Hidup pada era modern atau milenial seperti sekarang ini memang tak mudah. Gaya hidup yang serba materialistis dan konsumtif membuat tak sedikit orang yang terjebak dalam jeratan riba dan lilitan utang. Demi memenuhi hasrat cinta dunianya yang berlebihan itu, mereka pun rela menggadaikan segalanya, bahkan hingga kehormatan dan akidah sekalipun. Naudzubillahi mindzalik.
Seseorang yang sudah terjerat dalam jebakan riba dan utang niscaya hidupnya akan jauh dari rahmat dan barokah dari Allah subhanahu wa ta’ala. Pasalnya, bagaimana hidupnya akan berkah dan dirahmati Allah kalau perbuatannya yang ada justru menantang perang Sang Pencipta.

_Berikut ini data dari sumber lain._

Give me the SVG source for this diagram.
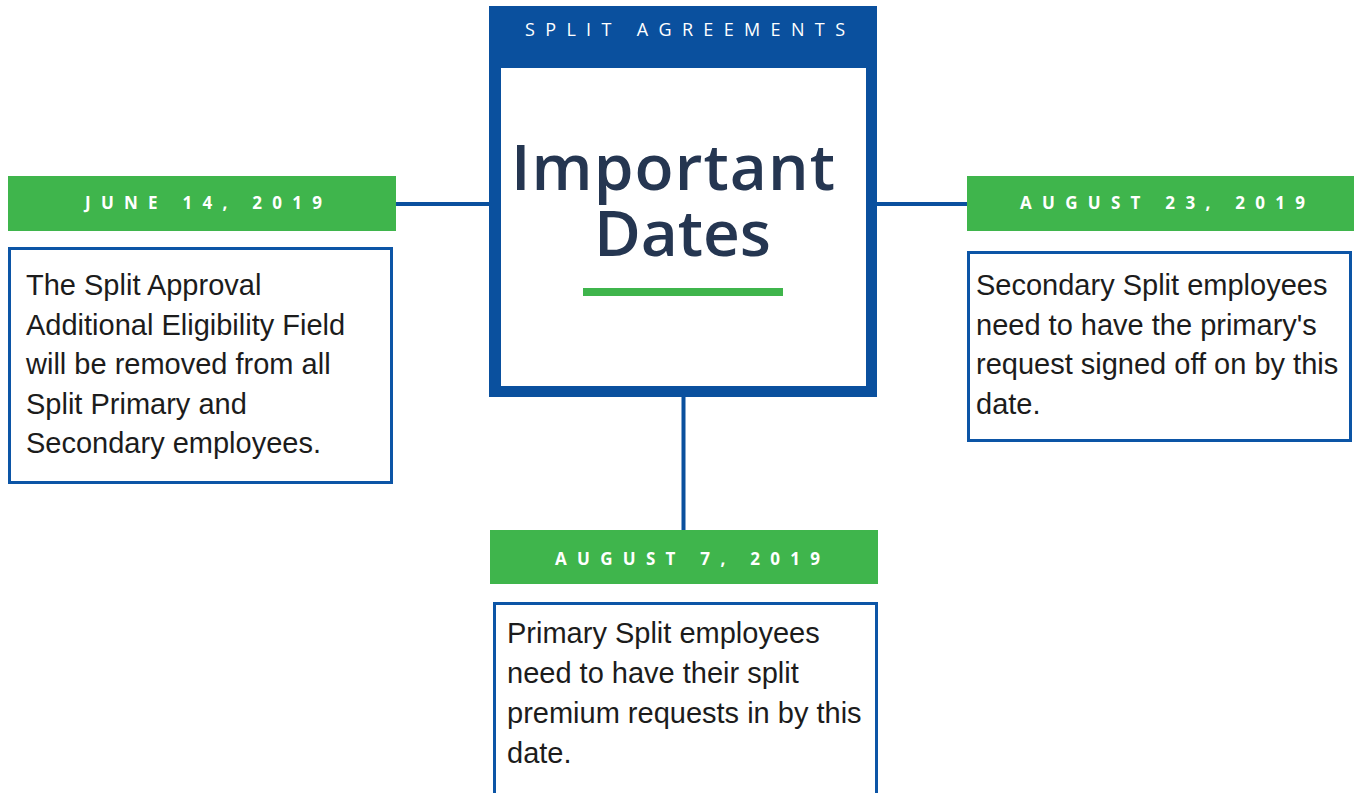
<svg xmlns="http://www.w3.org/2000/svg" width="1356" height="793" viewBox="0 0 1356 793">
<style>
.conn{stroke:#0a509e;stroke-width:4;fill:none}
.band{fill:#3fb54c}
.date{font-family:"Open Sans","Liberation Sans",sans-serif;font-weight:700;font-size:17px;fill:#ffffff}
.box{fill:#ffffff;stroke:#0c55a6;stroke-width:3}
.body{font-family:"Liberation Sans",Arial,sans-serif;font-size:29px;fill:#1c1c1c}
.title{font-family:"Open Sans","Liberation Sans",sans-serif;font-weight:600;font-size:64px;fill:#253651}
</style>
<rect width="1356" height="793" fill="#ffffff"/>
<g id="connectors">
<line class="conn" x1="396" y1="204" x2="490" y2="204"/>
<line class="conn" x1="876" y1="204" x2="968" y2="204"/>
<line class="conn" x1="683.5" y1="396" x2="683.5" y2="531"/>
</g>
<g id="center">
<rect x="489" y="6" width="388" height="391" fill="#0a509e"/>
<rect x="501" y="68" width="365" height="318" fill="#ffffff"/>
<text x="525" y="36" font-family="'Open Sans','Liberation Sans',sans-serif" font-size="18" fill="#ffffff" textLength="320" lengthAdjust="spacing">SPLIT AGREEMENTS</text>
<text class="title" x="511" y="190" textLength="324" lengthAdjust="spacing">Important</text>
<text class="title" x="594" y="256" textLength="177" lengthAdjust="spacing">Dates</text>
<rect x="583" y="288" width="200" height="8" fill="#3fb54c"/>
</g>
<g id="june14">
<rect class="band" x="8" y="176" width="388" height="55"/>
<text class="date" x="85" y="209" textLength="237" lengthAdjust="spacing">JUNE 14, 2019</text>
<rect class="box" x="9.5" y="248.5" width="382" height="234"/>
<text class="body"><tspan x="26" y="295">The Split Approval</tspan><tspan x="26" y="334.5">Additional Eligibility Field</tspan><tspan x="26" y="374">will be removed from all</tspan><tspan x="26" y="413.5">Split Primary and</tspan><tspan x="26" y="453">Secondary employees.</tspan></text>
</g>
<g id="aug23">
<rect class="band" x="967" y="176" width="387" height="55"/>
<text class="date" x="1020" y="209" textLength="285" lengthAdjust="spacing">AUGUST 23, 2019</text>
<rect class="box" x="968.5" y="252.5" width="382" height="188"/>
<text class="body"><tspan x="976" y="295">Secondary Split employees</tspan><tspan x="976" y="334.5">need to have the primary's</tspan><tspan x="976" y="374">request signed off on by this</tspan><tspan x="976" y="413.5">date.</tspan></text>
</g>
<g id="aug7">
<rect class="band" x="490" y="530" width="388" height="54"/>
<text class="date" x="555" y="565" textLength="265" lengthAdjust="spacing">AUGUST 7, 2019</text>
<rect class="box" x="494.5" y="603.5" width="382" height="192"/>
<text class="body"><tspan x="507" y="643">Primary Split employees</tspan><tspan x="507" y="683">need to have their split</tspan><tspan x="507" y="723">premium requests in by this</tspan><tspan x="507" y="763">date.</tspan></text>
</g>
</svg>
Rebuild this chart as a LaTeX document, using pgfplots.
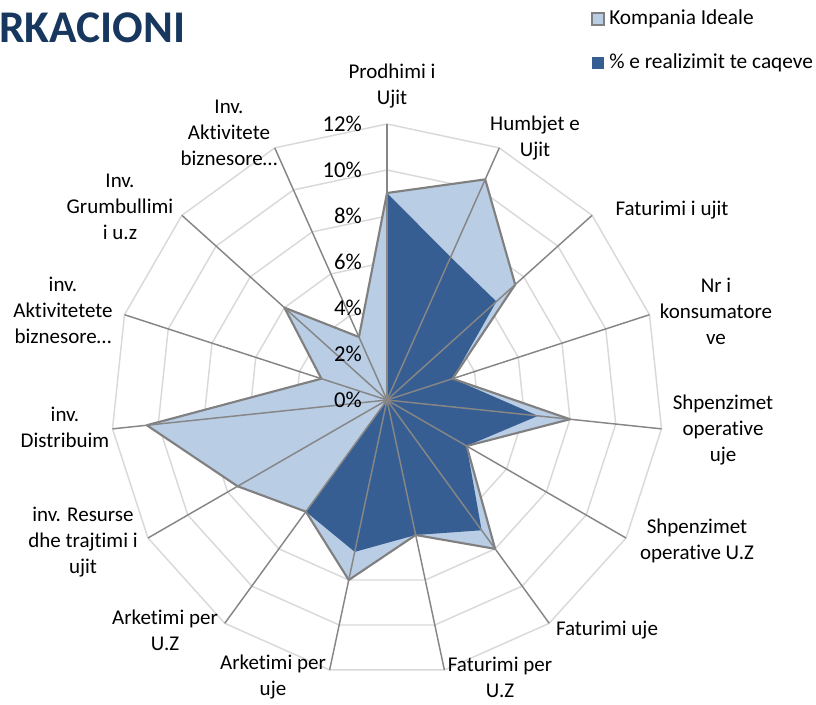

فَإِنْ لَمْ تَفْعَلُوا فَأْذَنُوا بِحَرْبٍ مِنَ اللَّهِ وَرَسُولِهِ وَإِنْ تُبْتُمْ فَلَكُمْ رُءُوسُ أَمْوَالِكُمْ لَا تَظْلِمُونَ وَلَا تُظْلَمُونَ
“Maka jika kamu tidak mengerjakan (meninggalkan sisa riba), maka ketahuilah, bahwa Allah dan Rasul-Nya akan memerangimu. Dan jika kamu bertaubat (dari pengambilan riba), maka bagimu pokok hartamu; kamu tidak menganiaya dan tidak (pula) dianiaya.” (QS. Al-Baqarah: 279)
Begitu pula dengan perilaku berutang yang pada zaman milenial sekarang ini tampaknya sudah menjadi gaya hidup bagi sebagian orang. Tentu saja hal tersebut, sangat tercela jika seseorang berutang bukan karena terpaksa untuk memenuhi kebutuhan primer/pokok, melainkan hanya untuk memenuhi gaya hidup atau kebutuhan tersier. Padahal, perbuatan tersebut sangat tidak baik dan termasuk perilaku buruk bagi seorang muslim, khususnya.
Dalam sejumlah hadis, Rasulullah peringatkan kaum muslimin akan tiga dampak buruk yang diakibatkan oleh UTANG. Berikut di antaranya:
- Menjadikan seseorang suka berdusta dan ingkar janji
Rasulullah Shallallahu’alaihi Wasallam bersabda: “Sesungguhnya seseorang apabila berhutang, maka dia sering berkata lantas berdusta, dan berjanji lantas mengingkari” (HR. Al-Bukhari).
- Menyebabkan kesedihan pada malam hari dan kehinaan siang harinya
Dalam sebuah riwayat, disebutkan bahwa Rasulullah Shallallahu’alaihi Wasallam menolak untuk menshalatkan jenazah seseorang yang diketahui masih meninggalkan utang dan tidak meninggalkan harta untuk membayarnya.
- Dosa orang yang memiliki utang tidak terhapuskan sekalipun dia mati syahid sebagai syuhada.
Abdullah bin ‘Amr bin Al-‘Ash radhiallah ‘anhu meriwayatkan bahwasanya Rasulullah Shallallahu’alaihi Wasallam bersabda, “Akan diampuni seluruh dosa orang yang mati syahid, kecuali utang.” (HR. Muslim)
Jadi, masih berani berutang? Yuk kita tinggalkan konsep hidup mewah dengan berutang, apalagi riba, dan kembali dengan hidup qona’ah, sejahtera dalam naungan syariat Allah subhanahu wa ta’ala.
Alhamdulillah bisa bertambah ilmu, saya saat ini sedang belajar untuk meninggalkan riba dan tidak ingin membuka kembali.
Namun bagaimana ya kalo berhutang tapi tidak riba untuk menyekolahkan anak?
Alhamdulillah.. aamiin semoga istikomah dan dimudahkan segala urusannya sama Allah ya Bu. Selama berutang itu untuk memenuhi kebutuhan pokok/primer, seperti halnya pendidikan/sekolah anak, insya Allah bukan hal yang tercela ya Bu. Semoga bermanfaat.